Agree, will combine 2nd and 3th patch in V2.

> Also, if you could provide a benchmark to stress this point without resorting in
> an external one it would be better.
> 

I will consider to do that.

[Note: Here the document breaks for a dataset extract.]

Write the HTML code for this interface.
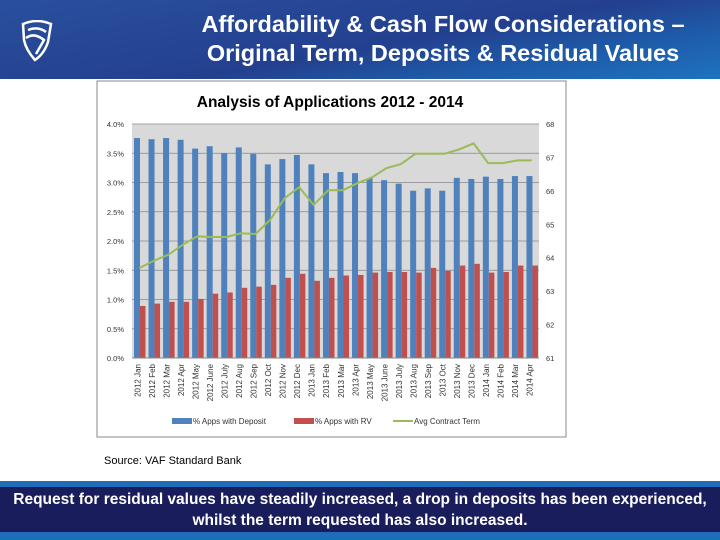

Preliminarily, we can provide several test cases each of which has
different size of critical section and can be run in multi-threads mode.
Your idea?

>>
>>>>
>>>> Suggested-by: Andi Kleen <andi.kleen@intel.com>
>>>> Signed-off-by: Kemi Wang <kemi.wang@intel.com>
>>>> ---
>>>>  nptl/pthread_mutex_lock.c | 23 +++++++++++++++--------
>>>>  1 file changed, 15 insertions(+), 8 deletions(-)
>>>>
>>>> diff --git a/nptl/pthread_mutex_lock.c b/nptl/pthread_mutex_lock.c
>>>> index 1519c14..c3aca93 100644
>>>> --- a/nptl/pthread_mutex_lock.c
>>>> +++ b/nptl/pthread_mutex_lock.c
>>>> @@ -26,6 +26,7 @@
>>>>  #include <atomic.h>
>>>>  #include <lowlevellock.h>
>>>>  #include <stap-probe.h>
>>>> +#include <mutex-conf.h>
>>>>  
>>>>  #ifndef lll_lock_elision
>>>>  #define lll_lock_elision(lock, try_lock, private)	({ \
>>>> @@ -124,16 +125,22 @@ __pthread_mutex_lock (pthread_mutex_t *mutex)
>>>>        if (LLL_MUTEX_TRYLOCK (mutex) != 0)
>>>>  	{
>>>>  	  int cnt = 0;
>>>> -	  int max_cnt = MIN (MAX_ADAPTIVE_COUNT,
>>>> -			     mutex->__data.__spins * 2 + 10);
>>>> +	  int max_cnt = MIN (__mutex_aconf.spin_count,
>>>> +			mutex->__data.__spins * 2 + 100);
>>>>  	  do
>>>>  	    {
>>>> -	      if (cnt++ >= max_cnt)
>>>> -		{
>>>> -		  LLL_MUTEX_LOCK (mutex);
>>>> -		  break;
>>>> -		}
>>>> -	      atomic_spin_nop ();
>>>> +		if (cnt >= max_cnt)
>>>> +		  {
>>>> +		    LLL_MUTEX_LOCK (mutex);
>>>> +		    break;
>>>> +		  }
>>>> +		/* MO read while spinning */
>>>> +		do
>>>> +		  {
>>>> +		    atomic_spin_nop ();
>>>> +		  }
>>>> +		while (atomic_load_relaxed (&mutex->__data.__lock) != 0 &&
>>>> +			++cnt < max_cnt);
>>>>  	    }
>>>>  	  while (LLL_MUTEX_TRYLOCK (mutex) != 0);
>>>>  
>>>>
>>>
>>>